Anvil Point Lighthouse is built of local stone and was designed by Trinity House Engineer James Douglass. Completed in 1881, the Minister of Transport officially opened the lighthouse.
The short round tower is 40ft high. Its height avoided the light being frequently shrouded in low clouds which form over this part of the headland. The tower, dwellings and outbuildings are painted white to distinguish it from the green cliffs behind.
To the west, the light gives a clear line from Portland Bill and to the east guides vessels away from the Christchurch Ledge. This guides them clearly into the Solent.
An incandescent paraffin vapour burner initially illuminated the tower. In 1960 the station was extensively modernised and converted from oil to mains electricity. The large original lens was removed and donated to the Science Museum in London and replaced by a smaller optic.

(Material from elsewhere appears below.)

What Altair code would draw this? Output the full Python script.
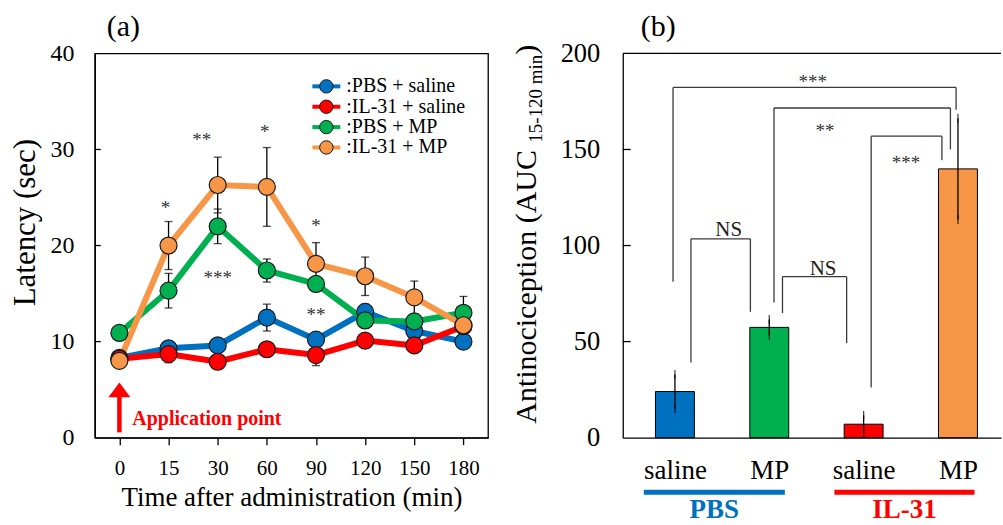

It was modernised again in 1981 when the old fog signal was replaced and automatic equipment was installed. The fog signal has since been discontinued. Shortly afterwards, the station was downgraded to keeper and wife status. Anvil Point Lighthouse was fully automated on 31st May 1991.
The old fog signal was replaced with an automatic signal in 1981 but has since been silenced.
Anvil Point Lighthouse is located within the grounds of Durlston Country Park. It is reached by a narrow service road and lies about a mile southwest of Swanage. The area is a paradise for picnickers, and the Tilly Whim Caves, previously used by smugglers, are just below the lighthouse. The caves are no longer open to the public.